Heartening to see so much of ingenious value, such a profound urge to communicate, in a collection about the causes and material consequences of conflict. I found myself returning over and over to Martin Nathan’s other contribution to this anthology – the heavily ironic ‘You and Me in Paradise’ – which yields a refreshingly vital take on a landscape we think we recognise, but is coolly re-calibrated to uncover abuse piece by pristinely-tiled piece. The facade – a stupendously-appointed hotel somewhere in the oil-rich Middle East; the dramatis personae – ‘air-people’ in Amis’ sense, visitant, watchful travellers who need not leave the studiously anodyne corridors and spacious air-conditioned rooms for an ‘outside’ which burns. Nathan’s laconic, metaphor-rich descriptions are a joy to savour, as the labyrinthine impersonality of the hotel’s interior and programmatic staff are counterpointed with the revelation of the many behind the scenes drudges who build and facilitate these palaces of money. The one scrap of organic relief, beyond the curious visitor, Mark, is the deracinated Keralan, Arshad, who is paid peanuts to minister a delusional sense of European order to hotel guests. The latter’s story – ‘the story of Arshad Kamal’ – is vouchsafed only in the narrative’s final frames:

In the distance Mark heard another sound in harmony with him, a tapping, a beating of a drum, in the same insistent rhythm. An Indian flute. Finger cymbals. He breathed hot, dirty air and felt the approach of a marching band in the dazzle of sunlight.

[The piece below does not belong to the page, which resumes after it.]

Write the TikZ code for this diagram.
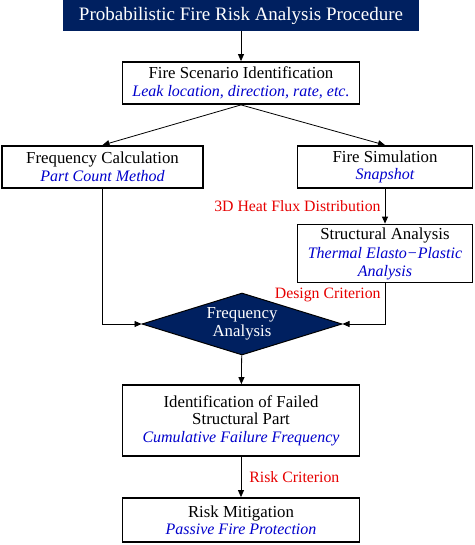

And it is in Arshad’s vibrant story of home that we recognise the barely noticed victims in this post-colonial landscape: the many Asian ex-patriates who oil the machinery of Emirate and Saudi building programmes, and labour, sometimes unto death, in the hot afternoons of former deserts for a pittance.

Trouble is a fitting testament to those who are obliged to endure in hardship, and mostly exist outside of our general cognition.

Trouble – Grist Anthology of Protest Short Stories is published by the University of Huddersfield Press.